Permitted Development Proposals Get Themselves Into a Right Pickle.
Eric Pickle's recent amendments to permitted development proposals to allow 'monster' domestic extensions up to eight metres without planning permission, now with the support of neighbours is to be presented to the House of Lords this week as they debate the Growth and Infrastructure Bill. This blog argues that this is a costly distraction from the growth agenda where the core issues of availability of finance and a clear coherent plan and institutional response for recovery are conveniently being bypassed. The Growth and Infrastructure Bill has a mishmash of proposals that together create uncertainty and confusion. Furthermore, it represents a government desperate for headline-grabbing initiatives rather than confronting the more powerful and financial interests that hold the key to unlocking the growth agenda.
The extensions initiative was launched based on the idea that planners (still seen as the enemy of enterprise) were somehow preventing growth due to the bureaucracy and delays involved. A relaxation of planning controls for three years, it was argued, would lead to growth.
Now a good policy intervention would identify a problem based on clear evidence and then, using consultation with experts and publics, identify alternatives to address the problem followed by a comprehensive assessment of these leading to a favoured approach.
Unfortunately none of these required ingredients were present with the extensions policy.
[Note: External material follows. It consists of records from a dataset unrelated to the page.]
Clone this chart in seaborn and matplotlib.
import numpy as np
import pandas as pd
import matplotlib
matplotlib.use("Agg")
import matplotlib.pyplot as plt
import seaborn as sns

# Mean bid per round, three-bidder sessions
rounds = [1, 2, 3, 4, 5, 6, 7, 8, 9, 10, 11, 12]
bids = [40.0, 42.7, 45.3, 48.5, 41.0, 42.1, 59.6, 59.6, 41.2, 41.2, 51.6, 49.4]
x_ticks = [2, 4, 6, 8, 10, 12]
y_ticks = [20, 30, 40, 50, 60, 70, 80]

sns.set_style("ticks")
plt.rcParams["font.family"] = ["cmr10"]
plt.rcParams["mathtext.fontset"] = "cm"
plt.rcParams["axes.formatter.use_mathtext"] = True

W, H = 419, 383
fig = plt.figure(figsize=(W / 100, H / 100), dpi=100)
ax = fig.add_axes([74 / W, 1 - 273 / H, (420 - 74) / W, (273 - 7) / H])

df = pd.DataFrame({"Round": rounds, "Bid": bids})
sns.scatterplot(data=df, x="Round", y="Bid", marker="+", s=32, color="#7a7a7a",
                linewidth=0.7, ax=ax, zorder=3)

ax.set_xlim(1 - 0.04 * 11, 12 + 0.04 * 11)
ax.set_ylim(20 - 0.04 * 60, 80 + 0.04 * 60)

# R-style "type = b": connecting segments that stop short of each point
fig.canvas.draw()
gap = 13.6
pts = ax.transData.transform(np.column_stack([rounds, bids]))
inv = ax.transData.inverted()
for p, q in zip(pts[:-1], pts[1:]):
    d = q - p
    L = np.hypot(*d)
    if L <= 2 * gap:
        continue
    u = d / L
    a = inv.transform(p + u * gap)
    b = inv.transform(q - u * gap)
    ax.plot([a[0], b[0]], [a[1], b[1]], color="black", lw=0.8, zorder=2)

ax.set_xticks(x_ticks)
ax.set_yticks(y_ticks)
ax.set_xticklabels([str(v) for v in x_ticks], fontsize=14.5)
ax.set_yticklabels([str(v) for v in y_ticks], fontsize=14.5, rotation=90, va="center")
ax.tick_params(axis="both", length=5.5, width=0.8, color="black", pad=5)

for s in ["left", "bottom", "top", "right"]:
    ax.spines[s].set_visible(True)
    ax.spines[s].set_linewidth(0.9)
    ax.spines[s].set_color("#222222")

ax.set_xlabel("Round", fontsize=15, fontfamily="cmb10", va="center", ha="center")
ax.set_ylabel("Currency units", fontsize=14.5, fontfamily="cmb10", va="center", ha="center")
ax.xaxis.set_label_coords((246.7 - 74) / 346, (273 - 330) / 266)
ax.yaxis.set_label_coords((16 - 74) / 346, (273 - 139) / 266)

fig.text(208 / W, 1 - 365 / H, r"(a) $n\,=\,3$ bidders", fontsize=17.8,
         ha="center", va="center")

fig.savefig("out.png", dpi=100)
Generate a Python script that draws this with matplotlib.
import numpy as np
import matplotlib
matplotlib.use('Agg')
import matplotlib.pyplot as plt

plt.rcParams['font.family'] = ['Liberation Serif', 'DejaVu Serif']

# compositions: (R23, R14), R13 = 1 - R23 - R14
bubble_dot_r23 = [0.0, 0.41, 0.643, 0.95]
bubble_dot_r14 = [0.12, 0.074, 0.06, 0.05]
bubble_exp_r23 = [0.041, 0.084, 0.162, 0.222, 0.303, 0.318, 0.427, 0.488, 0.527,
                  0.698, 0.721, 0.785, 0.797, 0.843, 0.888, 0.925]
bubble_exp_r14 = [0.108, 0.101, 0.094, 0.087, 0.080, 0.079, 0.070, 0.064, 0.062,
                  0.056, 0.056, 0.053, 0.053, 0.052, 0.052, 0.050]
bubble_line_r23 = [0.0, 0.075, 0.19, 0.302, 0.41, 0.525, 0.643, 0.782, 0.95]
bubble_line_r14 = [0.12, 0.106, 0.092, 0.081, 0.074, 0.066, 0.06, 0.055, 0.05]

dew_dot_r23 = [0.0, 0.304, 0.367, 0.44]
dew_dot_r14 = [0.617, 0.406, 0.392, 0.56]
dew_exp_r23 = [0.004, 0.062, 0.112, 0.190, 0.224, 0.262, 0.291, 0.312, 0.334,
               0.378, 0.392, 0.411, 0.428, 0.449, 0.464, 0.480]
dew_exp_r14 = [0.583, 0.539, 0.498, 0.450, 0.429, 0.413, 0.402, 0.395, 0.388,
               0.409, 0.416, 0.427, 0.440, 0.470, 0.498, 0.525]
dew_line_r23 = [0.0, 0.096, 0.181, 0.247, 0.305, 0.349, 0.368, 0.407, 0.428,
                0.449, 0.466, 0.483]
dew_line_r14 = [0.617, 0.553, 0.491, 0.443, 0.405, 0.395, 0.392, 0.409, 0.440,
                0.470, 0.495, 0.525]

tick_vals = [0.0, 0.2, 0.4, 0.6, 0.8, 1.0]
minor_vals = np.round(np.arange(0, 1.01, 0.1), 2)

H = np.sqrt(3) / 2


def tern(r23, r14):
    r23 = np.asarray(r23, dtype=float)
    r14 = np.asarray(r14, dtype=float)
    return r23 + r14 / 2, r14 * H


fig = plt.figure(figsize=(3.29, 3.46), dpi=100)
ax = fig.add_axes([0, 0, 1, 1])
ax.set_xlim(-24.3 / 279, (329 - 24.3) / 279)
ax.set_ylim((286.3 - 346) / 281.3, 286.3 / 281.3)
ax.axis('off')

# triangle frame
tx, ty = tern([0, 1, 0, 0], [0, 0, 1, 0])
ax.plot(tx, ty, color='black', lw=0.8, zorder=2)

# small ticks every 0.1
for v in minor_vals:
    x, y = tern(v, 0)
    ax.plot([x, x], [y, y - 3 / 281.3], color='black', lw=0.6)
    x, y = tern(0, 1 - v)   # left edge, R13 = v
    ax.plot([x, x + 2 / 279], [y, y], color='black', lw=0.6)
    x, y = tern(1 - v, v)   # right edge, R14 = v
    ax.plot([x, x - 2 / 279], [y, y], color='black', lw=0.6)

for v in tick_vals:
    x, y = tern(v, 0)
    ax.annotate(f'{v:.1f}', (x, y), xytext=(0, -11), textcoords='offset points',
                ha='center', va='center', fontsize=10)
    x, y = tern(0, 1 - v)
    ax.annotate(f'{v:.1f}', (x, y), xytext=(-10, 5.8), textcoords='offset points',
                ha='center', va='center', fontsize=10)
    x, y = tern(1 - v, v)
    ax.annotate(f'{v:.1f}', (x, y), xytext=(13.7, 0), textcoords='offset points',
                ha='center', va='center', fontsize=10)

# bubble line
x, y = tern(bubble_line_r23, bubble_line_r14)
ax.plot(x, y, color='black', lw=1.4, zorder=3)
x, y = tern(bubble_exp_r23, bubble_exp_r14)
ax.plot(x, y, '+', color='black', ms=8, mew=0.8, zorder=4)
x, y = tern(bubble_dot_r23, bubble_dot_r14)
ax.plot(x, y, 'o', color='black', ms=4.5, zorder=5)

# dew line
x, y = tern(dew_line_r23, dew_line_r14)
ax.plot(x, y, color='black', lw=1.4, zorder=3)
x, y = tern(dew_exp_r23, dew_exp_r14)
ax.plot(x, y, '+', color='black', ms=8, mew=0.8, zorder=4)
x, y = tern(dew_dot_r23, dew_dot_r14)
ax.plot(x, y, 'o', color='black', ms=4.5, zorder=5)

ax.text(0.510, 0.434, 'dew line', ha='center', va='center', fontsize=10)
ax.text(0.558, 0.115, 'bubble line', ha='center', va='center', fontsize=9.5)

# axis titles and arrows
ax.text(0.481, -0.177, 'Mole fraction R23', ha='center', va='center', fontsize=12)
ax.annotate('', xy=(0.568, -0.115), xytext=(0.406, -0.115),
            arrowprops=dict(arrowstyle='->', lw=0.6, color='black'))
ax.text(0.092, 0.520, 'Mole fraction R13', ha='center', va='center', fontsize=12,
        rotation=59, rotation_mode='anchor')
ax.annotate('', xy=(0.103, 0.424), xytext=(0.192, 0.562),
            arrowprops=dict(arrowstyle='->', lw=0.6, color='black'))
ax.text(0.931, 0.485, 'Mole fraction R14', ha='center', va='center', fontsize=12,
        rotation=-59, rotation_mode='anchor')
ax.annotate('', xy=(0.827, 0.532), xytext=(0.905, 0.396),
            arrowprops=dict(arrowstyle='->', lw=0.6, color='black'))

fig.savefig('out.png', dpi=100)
What is the problem regarding extensions? Most are approved and planners only intervene when there is a detrimental impact on the immediately landscape in terms of neighbour impact and design quality and also where cumulative impact might give rise to increased flooding risk and loss of green space. This ensures that good development takes place.
Is there any evidence of a problem of such extensions being refused? No.
Is there any evidence of a bottleneck of applications in local planning authorities exceeding the 8 week consultation period resulting in huge and unnecessary delays? No.
Is there any evidence that the policy intervention will result in growth and more extensions? No
So the policy was based on a presumption that planners are still somehow the enemy of growth without a shred of evidence. This is BAD policy.
So has Eric Pickles recent intervention or U turn allowing neighbours the chance to comment on such proposals addressed the problem? Not really.
Neighbours do not necessarily have the ability to judge cumulative impact of proposals such as the loss of gardens leading to increased water run off and flooding. They do not necessarily have the ability to judge good and appropriate design. Crucially, they also may be reluctant to speak out against a neighbour for fear of reprisals given that any objections would not be anonymous.
The change still reflects the fallacy that planners are people that seek to delay much needed development. But most planners want development as much as politicians. The only difference is that they are trained to make recommendations in conjunction with their own professional training taking into account the views of the public and elected members. This prevents powerplays and non- material considerations distorting planning decisions. Pickles proposals will actually encourage this to happen.
However, the extensions issue is not the only policy intervention into permitted development territory as part of the growth agenda. There is also a damaging proposal to allow employment/business use to be converted to residential use without planning permission. The presumption being that if land can not be developed for employment then residential could be a quick fix to stimulate the economy. This is bad policy as it takes away much needed employment land which is in short supply nationwide. New houses also need employment sites. It also promotes a disconnect as employment sites do not necessarily have the community infrastructure and services required and also have higher noise environments surrounding them which can lead to music and entertainment venues being closed creating a further loss of business use.
Perhaps more perversely it goes against the principles of localism as it takes away local authority discretion to decide how to use their land. It is clear that most local authorities are seeking exemptions from this policy and are bitterly opposed to it and yet the government are adamant that this is required to promote growth and will not listen.
For me the focus on permitted development is a distraction as government needs to get its act together to deliver much needed growth and development across this country. It is not growth at any cost; it is securing the right development in the right place. At Birmingham City University I train planners for the future equipping them with the skills to make good decisions not quick fixes. It is a skilled profession and it would be really good if for once the government would stop interfering whether it be with planning, education or health agendas and perhaps look more critically at how their own actions are stifling the very growth agenda they are seeking to promote.